◆ EXERCISE BRIEF
Without including any pictures, write out the listing below exactly.

^^^^^^^^

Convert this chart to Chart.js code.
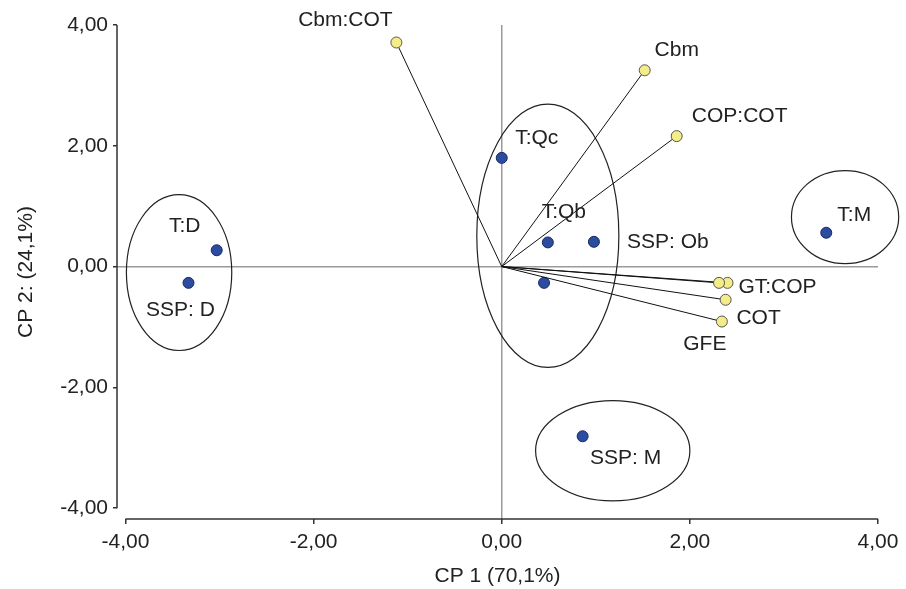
<!DOCTYPE html>
<html>
<head>
<meta charset="utf-8">
<script src="https://cdn.jsdelivr.net/npm/chart.js@4/dist/chart.umd.min.js"></script>
<style>
  body { margin: 0; background: #fff; }
  #wrap { width: 906px; height: 589px; }
</style>
</head>
<body>
<div id="wrap"><canvas id="pca" width="906" height="589"></canvas></div>
<script>
const xTicks = [-4, -2, 0, 2, 4];
const yTicks = [-4, -2, 0, 2, 4];

// treatments (blue dots)
const treatNames = ["T:D", "SSP: D", "T:Qc", "T:Qb", "SSP: Ob", "", "T:M", "SSP: M"];
const treatX = [-3.03, -3.33, 0.0, 0.49, 0.98, 0.45, 3.45, 0.86];
const treatY = [0.27, -0.27, 1.80, 0.40, 0.41, -0.27, 0.56, -2.81];

// variables (yellow vectors from the origin)
const varNames = ["Cbm:COT", "Cbm", "COP:COT", "", "GT:COP", "COT", "GFE"];
const varX = [-1.12, 1.52, 1.86, 2.31, 2.40, 2.38, 2.34];
const varY = [3.71, 3.25, 2.16, -0.27, -0.27, -0.55, -0.91];

// groups drawn as ellipses (centre and radii in axis units)
const groupCx = [-3.43, 0.49, 1.18, 3.65];
const groupCy = [-0.10, 0.51, -3.05, 0.82];
const groupRx = [0.56, 0.755, 0.82, 0.57];
const groupRy = [1.29, 2.18, 0.83, 0.77];

// where each label sits relative to its point (px)
const labelOffset = {
  "T:D": [-32, -24], "SSP: D": [-8, 27], "T:Qc": [35, -20], "T:Qb": [16, -30],
  "SSP: Ob": [74, 0], "T:M": [28, -18], "SSP: M": [43, 22],
  "Cbm:COT": [-51, -22], "Cbm": [32, -20], "COP:COT": [63, -20],
  "GT:COP": [50, 4], "COT": [33, 18], "GFE": [-17, 23]
};

const FONT = "'Liberation Sans', Arial, sans-serif";
const fmt = v => v.toFixed(2).replace(".", ",");

const datasets = [];
varX.forEach((vx, i) => {
  datasets.push({
    label: varNames[i],
    data: [{ x: 0, y: 0 }, { x: vx, y: varY[i] }],
    showLine: true,
    borderColor: "#111",
    borderWidth: 1,
    pointRadius: [0, 5.5],
    pointBackgroundColor: "#f3ec88",
    pointBorderColor: "#555",
    pointBorderWidth: 1,
    names: ["", varNames[i]]
  });
});
datasets.push({
  label: "treatments",
  data: treatX.map((x, i) => ({ x: x, y: treatY[i] })),
  pointRadius: 5.5,
  pointBackgroundColor: "#2c4d9f",
  pointBorderColor: "#17295f",
  pointBorderWidth: 1,
  names: treatNames
});

const decor = {
  id: "decor",
  beforeDatasetsDraw(chart) {
    const { ctx, scales: { x, y } } = chart;
    ctx.save();
    ctx.strokeStyle = "#222";
    ctx.lineWidth = 1.2;
    groupCx.forEach((cx, i) => {
      const px = x.getPixelForValue(cx), py = y.getPixelForValue(groupCy[i]);
      const rx = Math.abs(x.getPixelForValue(cx + groupRx[i]) - px);
      const ry = Math.abs(y.getPixelForValue(groupCy[i] + groupRy[i]) - py);
      ctx.beginPath();
      ctx.ellipse(px, py, rx, ry, 0, 0, Math.PI * 2);
      ctx.stroke();
    });
    // axis lines only span the tick range
    ctx.strokeStyle = "#333";
    ctx.lineWidth = 1.5;
    const a = chart.chartArea;
    ctx.beginPath();
    ctx.moveTo(a.left, y.getPixelForValue(yTicks[yTicks.length - 1]));
    ctx.lineTo(a.left, y.getPixelForValue(yTicks[0]));
    ctx.moveTo(x.getPixelForValue(xTicks[0]), a.bottom);
    ctx.lineTo(x.getPixelForValue(xTicks[xTicks.length - 1]), a.bottom);
    ctx.stroke();
    ctx.restore();
  },
  afterDatasetsDraw(chart) {
    const ctx = chart.ctx;
    ctx.save();
    ctx.font = "21px " + FONT;
    ctx.fillStyle = "#222";
    ctx.textAlign = "center";
    ctx.textBaseline = "middle";
    chart.data.datasets.forEach((ds, di) => {
      chart.getDatasetMeta(di).data.forEach((pt, j) => {
        const name = ds.names[j];
        if (!name) return;
        const off = labelOffset[name] || [0, -18];
        ctx.fillText(name, pt.x + off[0], pt.y + off[1]);
      });
    });
    ctx.restore();
  }
};

new Chart(document.getElementById("pca"), {
  type: "scatter",
  data: { datasets: datasets },
  plugins: [decor],
  options: {
    responsive: false,
    animation: false,
    layout: { padding: { left: 0, top: 25, right: 28, bottom: 0 } },
    plugins: { legend: { display: false }, tooltip: { enabled: false } },
    scales: {
      x: {
        type: "linear",
        min: -4.09,
        max: 4,
        afterBuildTicks: s => { s.ticks = xTicks.map(v => ({ value: v })); },
        afterFit: s => { s.height = 70; },
        border: { display: false },
        grid: {
          color: c => (c.tick && c.tick.value === 0 ? "#9a9a9a" : "rgba(0,0,0,0)"),
          lineWidth: 1.5,
          tickColor: "#333",
          tickLength: 5,
          tickWidth: 1.5
        },
        ticks: {
          padding: 6,
          color: "#222",
          font: { family: FONT, size: 21 },
          maxRotation: 0,
          callback: v => fmt(v)
        },
        title: {
          display: true,
          text: "CP 1 (70,1%)",
          color: "#222",
          font: { family: FONT, size: 21 },
          padding: { top: 0, bottom: 0 }
        }
      },
      y: {
        type: "linear",
        min: -4.18,
        max: 4,
        afterBuildTicks: s => { s.ticks = yTicks.map(v => ({ value: v })); },
        afterFit: s => { s.width = 117; },
        border: { display: false },
        grid: {
          color: c => (c.tick && c.tick.value === 0 ? "#9a9a9a" : "rgba(0,0,0,0)"),
          lineWidth: 1.5,
          tickColor: "#333",
          tickLength: 4,
          tickWidth: 1.5
        },
        ticks: {
          padding: 5,
          color: "#222",
          font: { family: FONT, size: 21 },
          callback: v => fmt(v)
        },
        title: {
          display: true,
          text: "CP 2: (24,1%)",
          color: "#222",
          font: { family: FONT, size: 21 },
          padding: { top: 14, bottom: 0 }
        }
      }
    }
  }
});
</script>
</body>
</html>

^^^^^^^^

◆ EXERCISE SOLUTION
Convert this chart to Chart.js code.
<!DOCTYPE html>
<html>
<head>
<meta charset="utf-8">
<script src="https://cdn.jsdelivr.net/npm/chart.js@4/dist/chart.umd.min.js"></script>
<style>
  body { margin: 0; background: #fff; }
  #wrap { width: 906px; height: 589px; }
</style>
</head>
<body>
<div id="wrap"><canvas id="pca" width="906" height="589"></canvas></div>
<script>
const xTicks = [-4, -2, 0, 2, 4];
const yTicks = [-4, -2, 0, 2, 4];

// treatments (blue dots)
const treatNames = ["T:D", "SSP: D", "T:Qc", "T:Qb", "SSP: Ob", "", "T:M", "SSP: M"];
const treatX = [-3.03, -3.33, 0.0, 0.49, 0.98, 0.45, 3.45, 0.86];
const treatY = [0.27, -0.27, 1.80, 0.40, 0.41, -0.27, 0.56, -2.81];

// variables (yellow vectors from the origin)
const varNames = ["Cbm:COT", "Cbm", "COP:COT", "", "GT:COP", "COT", "GFE"];
const varX = [-1.12, 1.52, 1.86, 2.31, 2.40, 2.38, 2.34];
const varY = [3.71, 3.25, 2.16, -0.27, -0.27, -0.55, -0.91];

// groups drawn as ellipses (centre and radii in axis units)
const groupCx = [-3.43, 0.49, 1.18, 3.65];
const groupCy = [-0.10, 0.51, -3.05, 0.82];
const groupRx = [0.56, 0.755, 0.82, 0.57];
const groupRy = [1.29, 2.18, 0.83, 0.77];

// where each label sits relative to its point (px)
const labelOffset = {
  "T:D": [-32, -24], "SSP: D": [-8, 27], "T:Qc": [35, -20], "T:Qb": [16, -30],
  "SSP: Ob": [74, 0], "T:M": [28, -18], "SSP: M": [43, 22],
  "Cbm:COT": [-51, -22], "Cbm": [32, -20], "COP:COT": [63, -20],
  "GT:COP": [50, 4], "COT": [33, 18], "GFE": [-17, 23]
};

const FONT = "'Liberation Sans', Arial, sans-serif";
const fmt = v => v.toFixed(2).replace(".", ",");

const datasets = [];
varX.forEach((vx, i) => {
  datasets.push({
    label: varNames[i],
    data: [{ x: 0, y: 0 }, { x: vx, y: varY[i] }],
    showLine: true,
    borderColor: "#111",
    borderWidth: 1,
    pointRadius: [0, 5.5],
    pointBackgroundColor: "#f3ec88",
    pointBorderColor: "#555",
    pointBorderWidth: 1,
    names: ["", varNames[i]]
  });
});
datasets.push({
  label: "treatments",
  data: treatX.map((x, i) => ({ x: x, y: treatY[i] })),
  pointRadius: 5.5,
  pointBackgroundColor: "#2c4d9f",
  pointBorderColor: "#17295f",
  pointBorderWidth: 1,
  names: treatNames
});

const decor = {
  id: "decor",
  beforeDatasetsDraw(chart) {
    const { ctx, scales: { x, y } } = chart;
    ctx.save();
    ctx.strokeStyle = "#222";
    ctx.lineWidth = 1.2;
    groupCx.forEach((cx, i) => {
      const px = x.getPixelForValue(cx), py = y.getPixelForValue(groupCy[i]);
      const rx = Math.abs(x.getPixelForValue(cx + groupRx[i]) - px);
      const ry = Math.abs(y.getPixelForValue(groupCy[i] + groupRy[i]) - py);
      ctx.beginPath();
      ctx.ellipse(px, py, rx, ry, 0, 0, Math.PI * 2);
      ctx.stroke();
    });
    // axis lines only span the tick range
    ctx.strokeStyle = "#333";
    ctx.lineWidth = 1.5;
    const a = chart.chartArea;
    ctx.beginPath();
    ctx.moveTo(a.left, y.getPixelForValue(yTicks[yTicks.length - 1]));
    ctx.lineTo(a.left, y.getPixelForValue(yTicks[0]));
    ctx.moveTo(x.getPixelForValue(xTicks[0]), a.bottom);
    ctx.lineTo(x.getPixelForValue(xTicks[xTicks.length - 1]), a.bottom);
    ctx.stroke();
    ctx.restore();
  },
  afterDatasetsDraw(chart) {
    const ctx = chart.ctx;
    ctx.save();
    ctx.font = "21px " + FONT;
    ctx.fillStyle = "#222";
    ctx.textAlign = "center";
    ctx.textBaseline = "middle";
    chart.data.datasets.forEach((ds, di) => {
      chart.getDatasetMeta(di).data.forEach((pt, j) => {
        const name = ds.names[j];
        if (!name) return;
        const off = labelOffset[name] || [0, -18];
        ctx.fillText(name, pt.x + off[0], pt.y + off[1]);
      });
    });
    ctx.restore();
  }
};

new Chart(document.getElementById("pca"), {
  type: "scatter",
  data: { datasets: datasets },
  plugins: [decor],
  options: {
    responsive: false,
    animation: false,
    layout: { padding: { left: 0, top: 25, right: 28, bottom: 0 } },
    plugins: { legend: { display: false }, tooltip: { enabled: false } },
    scales: {
      x: {
        type: "linear",
        min: -4.09,
        max: 4,
        afterBuildTicks: s => { s.ticks = xTicks.map(v => ({ value: v })); },
        afterFit: s => { s.height = 70; },
        border: { display: false },
        grid: {
          color: c => (c.tick && c.tick.value === 0 ? "#9a9a9a" : "rgba(0,0,0,0)"),
          lineWidth: 1.5,
          tickColor: "#333",
          tickLength: 5,
          tickWidth: 1.5
        },
        ticks: {
          padding: 6,
          color: "#222",
          font: { family: FONT, size: 21 },
          maxRotation: 0,
          callback: v => fmt(v)
        },
        title: {
          display: true,
          text: "CP 1 (70,1%)",
          color: "#222",
          font: { family: FONT, size: 21 },
          padding: { top: 0, bottom: 0 }
        }
      },
      y: {
        type: "linear",
        min: -4.18,
        max: 4,
        afterBuildTicks: s => { s.ticks = yTicks.map(v => ({ value: v })); },
        afterFit: s => { s.width = 117; },
        border: { display: false },
        grid: {
          color: c => (c.tick && c.tick.value === 0 ? "#9a9a9a" : "rgba(0,0,0,0)"),
          lineWidth: 1.5,
          tickColor: "#333",
          tickLength: 4,
          tickWidth: 1.5
        },
        ticks: {
          padding: 5,
          color: "#222",
          font: { family: FONT, size: 21 },
          callback: v => fmt(v)
        },
        title: {
          display: true,
          text: "CP 2: (24,1%)",
          color: "#222",
          font: { family: FONT, size: 21 },
          padding: { top: 14, bottom: 0 }
        }
      }
    }
  }
});
</script>
</body>
</html>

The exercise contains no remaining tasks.